* _WHAT IS ASKED_
Pictures stay out of the copy; set down each line of the listing below exactly.

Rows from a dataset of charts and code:

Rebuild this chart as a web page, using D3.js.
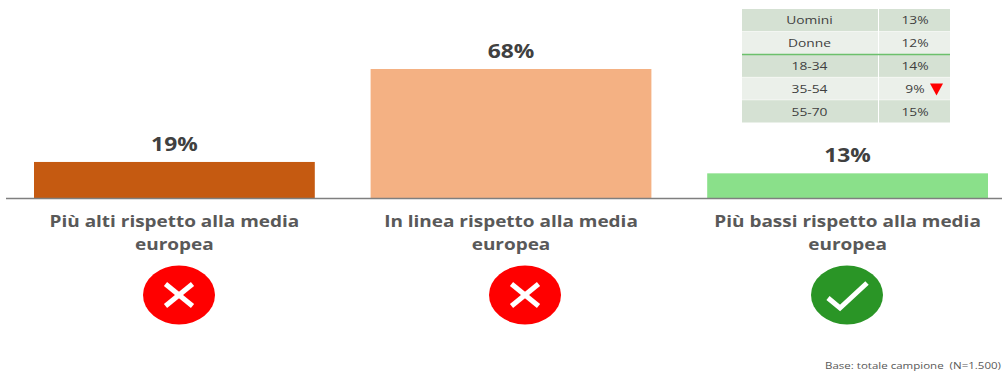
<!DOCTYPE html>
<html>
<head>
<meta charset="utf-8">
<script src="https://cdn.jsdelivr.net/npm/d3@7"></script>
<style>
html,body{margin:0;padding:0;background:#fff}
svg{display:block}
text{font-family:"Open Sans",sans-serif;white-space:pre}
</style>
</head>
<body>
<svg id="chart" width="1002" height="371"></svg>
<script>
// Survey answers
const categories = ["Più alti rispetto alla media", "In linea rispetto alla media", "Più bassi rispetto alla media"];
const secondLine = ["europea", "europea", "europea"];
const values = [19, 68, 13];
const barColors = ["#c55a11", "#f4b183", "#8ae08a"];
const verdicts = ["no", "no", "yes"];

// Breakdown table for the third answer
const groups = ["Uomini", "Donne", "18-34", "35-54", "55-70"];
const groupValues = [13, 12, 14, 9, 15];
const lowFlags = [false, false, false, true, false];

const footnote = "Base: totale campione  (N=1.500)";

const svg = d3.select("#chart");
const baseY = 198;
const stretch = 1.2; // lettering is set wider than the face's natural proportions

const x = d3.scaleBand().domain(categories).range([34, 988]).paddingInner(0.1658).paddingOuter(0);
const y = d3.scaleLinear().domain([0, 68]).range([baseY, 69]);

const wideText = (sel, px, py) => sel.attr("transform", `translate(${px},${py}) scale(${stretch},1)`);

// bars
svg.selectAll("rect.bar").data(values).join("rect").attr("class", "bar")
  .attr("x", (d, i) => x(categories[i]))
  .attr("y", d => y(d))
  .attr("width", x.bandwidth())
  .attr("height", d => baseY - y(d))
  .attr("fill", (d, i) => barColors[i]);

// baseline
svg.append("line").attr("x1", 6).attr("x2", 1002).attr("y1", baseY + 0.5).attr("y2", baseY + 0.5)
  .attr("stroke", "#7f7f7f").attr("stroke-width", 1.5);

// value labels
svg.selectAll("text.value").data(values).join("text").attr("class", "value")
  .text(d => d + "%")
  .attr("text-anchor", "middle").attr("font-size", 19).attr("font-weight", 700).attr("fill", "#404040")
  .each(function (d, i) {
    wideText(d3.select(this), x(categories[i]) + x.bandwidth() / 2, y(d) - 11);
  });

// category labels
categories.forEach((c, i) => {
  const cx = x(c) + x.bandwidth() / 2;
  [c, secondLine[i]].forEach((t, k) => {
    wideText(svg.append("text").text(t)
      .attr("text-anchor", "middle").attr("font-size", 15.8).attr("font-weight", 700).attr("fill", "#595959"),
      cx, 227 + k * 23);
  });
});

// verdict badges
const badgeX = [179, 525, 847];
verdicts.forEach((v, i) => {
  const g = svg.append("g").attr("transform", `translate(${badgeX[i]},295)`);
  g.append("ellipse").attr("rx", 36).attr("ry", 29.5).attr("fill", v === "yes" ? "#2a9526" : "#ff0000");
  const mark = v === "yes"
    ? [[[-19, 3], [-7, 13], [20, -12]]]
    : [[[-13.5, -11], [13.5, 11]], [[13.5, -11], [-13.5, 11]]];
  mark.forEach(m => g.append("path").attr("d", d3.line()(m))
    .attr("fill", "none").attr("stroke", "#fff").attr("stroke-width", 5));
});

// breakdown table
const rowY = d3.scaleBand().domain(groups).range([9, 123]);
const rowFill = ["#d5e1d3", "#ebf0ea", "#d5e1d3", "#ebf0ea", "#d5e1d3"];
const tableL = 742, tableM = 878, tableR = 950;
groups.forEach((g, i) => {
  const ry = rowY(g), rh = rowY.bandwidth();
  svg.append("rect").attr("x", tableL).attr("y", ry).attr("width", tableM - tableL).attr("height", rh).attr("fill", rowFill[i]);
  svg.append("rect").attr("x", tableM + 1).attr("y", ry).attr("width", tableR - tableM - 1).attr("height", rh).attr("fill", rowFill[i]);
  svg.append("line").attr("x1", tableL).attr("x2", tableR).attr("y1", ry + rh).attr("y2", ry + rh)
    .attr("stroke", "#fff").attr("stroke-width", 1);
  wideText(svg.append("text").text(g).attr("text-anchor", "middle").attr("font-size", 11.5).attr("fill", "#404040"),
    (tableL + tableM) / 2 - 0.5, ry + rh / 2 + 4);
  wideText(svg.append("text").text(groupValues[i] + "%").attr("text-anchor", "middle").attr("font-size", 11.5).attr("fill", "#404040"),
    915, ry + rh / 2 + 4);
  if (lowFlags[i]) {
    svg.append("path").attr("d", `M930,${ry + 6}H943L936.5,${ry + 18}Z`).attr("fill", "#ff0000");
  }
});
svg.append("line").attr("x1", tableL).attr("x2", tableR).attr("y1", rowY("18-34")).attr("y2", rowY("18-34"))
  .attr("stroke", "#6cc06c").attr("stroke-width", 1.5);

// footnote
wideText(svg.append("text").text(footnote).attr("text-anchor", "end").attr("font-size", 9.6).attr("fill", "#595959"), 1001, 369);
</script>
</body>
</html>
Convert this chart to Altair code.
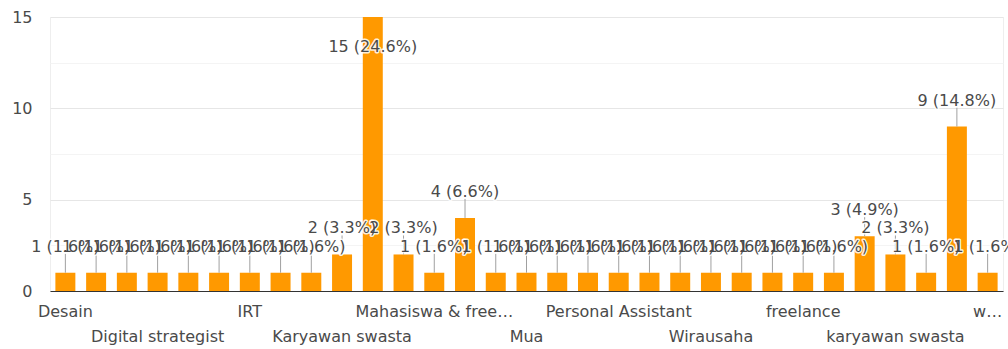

* _TASK RESPONSE_
Rebuild this chart as a web page, using D3.js.
<!DOCTYPE html>
<html>
<head>
<meta charset="utf-8">
<script src="https://cdn.jsdelivr.net/npm/d3@7"></script>
<style>
html,body{margin:0;padding:0;background:#fff}
svg{display:block}
text{font-family:"Open Sans",sans-serif;white-space:pre}
</style>
</head>
<body>
<svg id="chart" width="1002" height="371"></svg>
<script>
// Survey answers
const categories = ["Più alti rispetto alla media", "In linea rispetto alla media", "Più bassi rispetto alla media"];
const secondLine = ["europea", "europea", "europea"];
const values = [19, 68, 13];
const barColors = ["#c55a11", "#f4b183", "#8ae08a"];
const verdicts = ["no", "no", "yes"];

// Breakdown table for the third answer
const groups = ["Uomini", "Donne", "18-34", "35-54", "55-70"];
const groupValues = [13, 12, 14, 9, 15];
const lowFlags = [false, false, false, true, false];

const footnote = "Base: totale campione  (N=1.500)";

const svg = d3.select("#chart");
const baseY = 198;
const stretch = 1.2; // lettering is set wider than the face's natural proportions

const x = d3.scaleBand().domain(categories).range([34, 988]).paddingInner(0.1658).paddingOuter(0);
const y = d3.scaleLinear().domain([0, 68]).range([baseY, 69]);

const wideText = (sel, px, py) => sel.attr("transform", `translate(${px},${py}) scale(${stretch},1)`);

// bars
svg.selectAll("rect.bar").data(values).join("rect").attr("class", "bar")
  .attr("x", (d, i) => x(categories[i]))
  .attr("y", d => y(d))
  .attr("width", x.bandwidth())
  .attr("height", d => baseY - y(d))
  .attr("fill", (d, i) => barColors[i]);

// baseline
svg.append("line").attr("x1", 6).attr("x2", 1002).attr("y1", baseY + 0.5).attr("y2", baseY + 0.5)
  .attr("stroke", "#7f7f7f").attr("stroke-width", 1.5);

// value labels
svg.selectAll("text.value").data(values).join("text").attr("class", "value")
  .text(d => d + "%")
  .attr("text-anchor", "middle").attr("font-size", 19).attr("font-weight", 700).attr("fill", "#404040")
  .each(function (d, i) {
    wideText(d3.select(this), x(categories[i]) + x.bandwidth() / 2, y(d) - 11);
  });

// category labels
categories.forEach((c, i) => {
  const cx = x(c) + x.bandwidth() / 2;
  [c, secondLine[i]].forEach((t, k) => {
    wideText(svg.append("text").text(t)
      .attr("text-anchor", "middle").attr("font-size", 15.8).attr("font-weight", 700).attr("fill", "#595959"),
      cx, 227 + k * 23);
  });
});

// verdict badges
const badgeX = [179, 525, 847];
verdicts.forEach((v, i) => {
  const g = svg.append("g").attr("transform", `translate(${badgeX[i]},295)`);
  g.append("ellipse").attr("rx", 36).attr("ry", 29.5).attr("fill", v === "yes" ? "#2a9526" : "#ff0000");
  const mark = v === "yes"
    ? [[[-19, 3], [-7, 13], [20, -12]]]
    : [[[-13.5, -11], [13.5, 11]], [[13.5, -11], [-13.5, 11]]];
  mark.forEach(m => g.append("path").attr("d", d3.line()(m))
    .attr("fill", "none").attr("stroke", "#fff").attr("stroke-width", 5));
});

// breakdown table
const rowY = d3.scaleBand().domain(groups).range([9, 123]);
const rowFill = ["#d5e1d3", "#ebf0ea", "#d5e1d3", "#ebf0ea", "#d5e1d3"];
const tableL = 742, tableM = 878, tableR = 950;
groups.forEach((g, i) => {
  const ry = rowY(g), rh = rowY.bandwidth();
  svg.append("rect").attr("x", tableL).attr("y", ry).attr("width", tableM - tableL).attr("height", rh).attr("fill", rowFill[i]);
  svg.append("rect").attr("x", tableM + 1).attr("y", ry).attr("width", tableR - tableM - 1).attr("height", rh).attr("fill", rowFill[i]);
  svg.append("line").attr("x1", tableL).attr("x2", tableR).attr("y1", ry + rh).attr("y2", ry + rh)
    .attr("stroke", "#fff").attr("stroke-width", 1);
  wideText(svg.append("text").text(g).attr("text-anchor", "middle").attr("font-size", 11.5).attr("fill", "#404040"),
    (tableL + tableM) / 2 - 0.5, ry + rh / 2 + 4);
  wideText(svg.append("text").text(groupValues[i] + "%").attr("text-anchor", "middle").attr("font-size", 11.5).attr("fill", "#404040"),
    915, ry + rh / 2 + 4);
  if (lowFlags[i]) {
    svg.append("path").attr("d", `M930,${ry + 6}H943L936.5,${ry + 18}Z`).attr("fill", "#ff0000");
  }
});
svg.append("line").attr("x1", tableL).attr("x2", tableR).attr("y1", rowY("18-34")).attr("y2", rowY("18-34"))
  .attr("stroke", "#6cc06c").attr("stroke-width", 1.5);

// footnote
wideText(svg.append("text").text(footnote).attr("text-anchor", "end").attr("font-size", 9.6).attr("fill", "#595959"), 1001, 369);
</script>
</body>
</html>
Convert this chart to Altair code.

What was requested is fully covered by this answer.